Supplied information
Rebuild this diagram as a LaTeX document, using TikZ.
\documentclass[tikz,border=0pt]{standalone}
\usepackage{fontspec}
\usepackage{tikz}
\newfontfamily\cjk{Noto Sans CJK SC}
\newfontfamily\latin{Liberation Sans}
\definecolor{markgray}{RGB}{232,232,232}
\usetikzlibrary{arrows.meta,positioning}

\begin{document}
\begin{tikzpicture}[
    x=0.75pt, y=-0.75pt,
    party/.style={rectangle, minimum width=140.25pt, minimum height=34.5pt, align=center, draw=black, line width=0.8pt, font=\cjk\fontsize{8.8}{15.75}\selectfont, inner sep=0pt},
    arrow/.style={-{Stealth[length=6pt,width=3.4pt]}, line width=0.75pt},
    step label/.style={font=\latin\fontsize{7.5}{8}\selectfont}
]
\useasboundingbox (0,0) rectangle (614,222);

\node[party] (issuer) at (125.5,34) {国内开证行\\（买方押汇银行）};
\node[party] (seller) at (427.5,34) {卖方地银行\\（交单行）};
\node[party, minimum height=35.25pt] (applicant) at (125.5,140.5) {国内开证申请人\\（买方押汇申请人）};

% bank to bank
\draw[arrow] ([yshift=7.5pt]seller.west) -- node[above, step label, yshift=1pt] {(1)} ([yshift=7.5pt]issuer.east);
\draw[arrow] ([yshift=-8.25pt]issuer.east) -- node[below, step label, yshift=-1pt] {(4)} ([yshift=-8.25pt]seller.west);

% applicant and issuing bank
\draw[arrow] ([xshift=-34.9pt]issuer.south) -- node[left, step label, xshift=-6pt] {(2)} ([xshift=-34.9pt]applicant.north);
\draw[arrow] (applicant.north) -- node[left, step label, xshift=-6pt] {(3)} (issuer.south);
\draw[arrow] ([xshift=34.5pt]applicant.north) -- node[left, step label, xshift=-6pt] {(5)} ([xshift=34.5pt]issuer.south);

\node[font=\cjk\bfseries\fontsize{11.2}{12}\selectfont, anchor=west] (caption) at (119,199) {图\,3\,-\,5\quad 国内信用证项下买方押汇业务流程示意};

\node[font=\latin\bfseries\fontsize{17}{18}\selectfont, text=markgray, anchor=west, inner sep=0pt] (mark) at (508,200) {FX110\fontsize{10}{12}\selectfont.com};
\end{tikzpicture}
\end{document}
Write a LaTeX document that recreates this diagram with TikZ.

Your task
Identify all lines where the word "diagram" shows up. Copy them.

Solution to this exercise
Rebuild this diagram as a LaTeX document, using TikZ.
Write a LaTeX document that recreates this diagram with TikZ.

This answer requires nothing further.